# Porting wintv-HVR 1600 Drivers



## mfahey (Jun 17, 2009)

Any chance these drivers will get ported in the future?

http://ivtvdriver.org/index.php/Cx18 

They are the linux drivers for the Hauppauge wintv-hvr1600 tuner card. 

Can anyone point me in the right direction to start porting it myself? im willing to give it a shot, have programming experience.

Late.


----------



## Oko (Jun 17, 2009)

mfahey said:
			
		

> Any chance these drivers will get ported in the future?


No, there is 0% chance that Linux driver will be ported to BSD since it is different operating system. That is like asking can you put your new Ford engine into my new MIG-33 and expect it to fly.

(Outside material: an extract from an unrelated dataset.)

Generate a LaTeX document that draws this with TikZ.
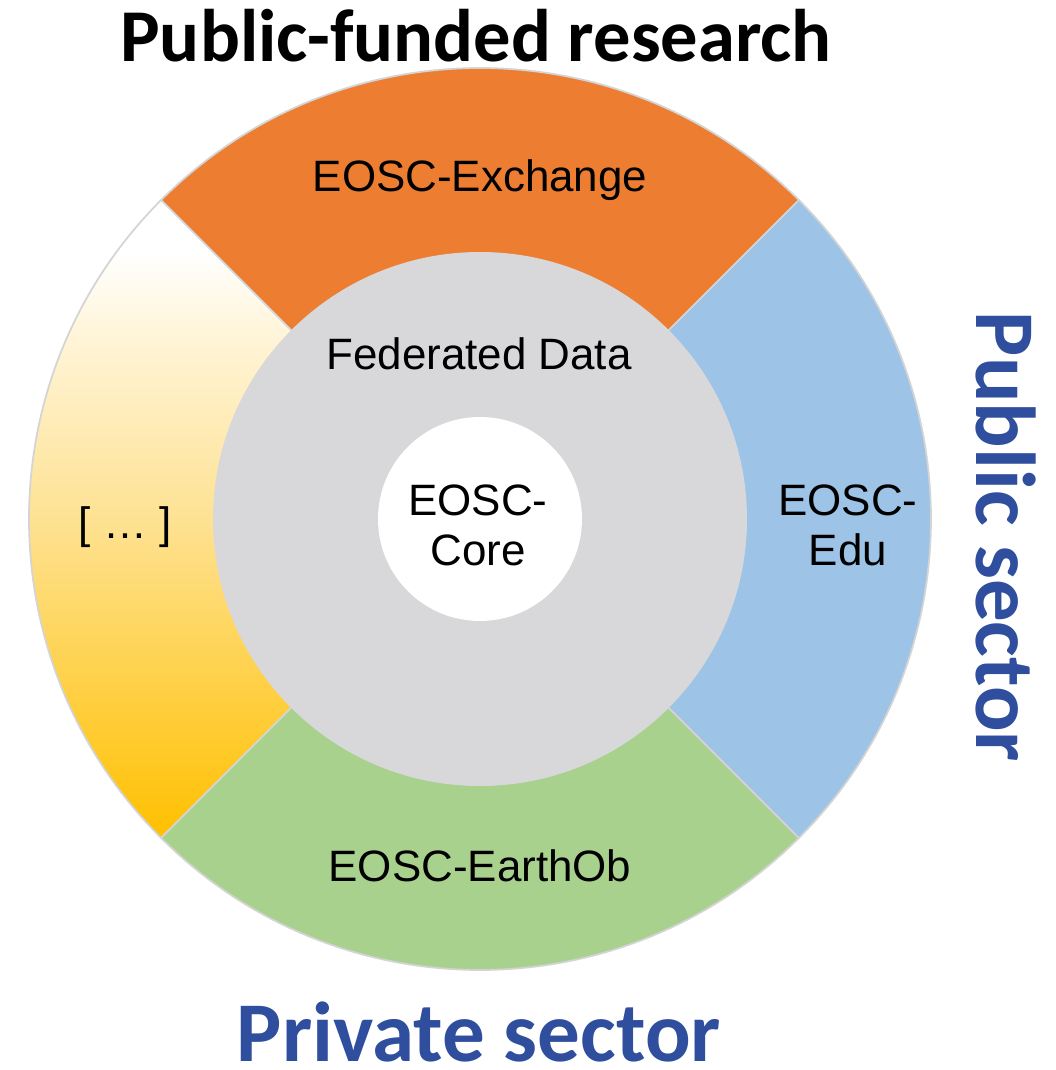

> Can anyone point me in the right direction to start porting it myself? im willing to give it a shot, have programming experience.
> 
> Late.


Perhaps there are some chances (0.0001%) that somebody like you sits down and write a driver for FreeBSD. Get the documentation first from  the manufacturer. Read through it carefully. Sit down and hack.I also notice that there is some firmware (binary blob) necessary for that driver to work. If it is a real firmware (a code that gets injected into the device at start) than it would be OS independent. If it is peace of close source code written by manufacturer which is required for the driver to compile on Linux than the manufacturer has to write a new code for FreeBSD or even better release the documentation which will 
enable FreeBSD people to write that peace of code.


----------



## mfahey (Jun 18, 2009)

Thanks for being a troll on this thread. In many cases software is FIRST made for linux then someone running BSD ports the code or writes their own to work with freebsd. Hence the ports collection (Ported Application).


----------



## richardpl (Jun 18, 2009)

mfahey said:
			
		

> In many cases software is first made for linux then someone running bsd ports the code or writes their own to work with freebsd. Hence the ports collection (ported application).


rotfl


----------



## LateNiteTV (Jun 18, 2009)

eeehhhh Oko tends to know what he's talking about.


----------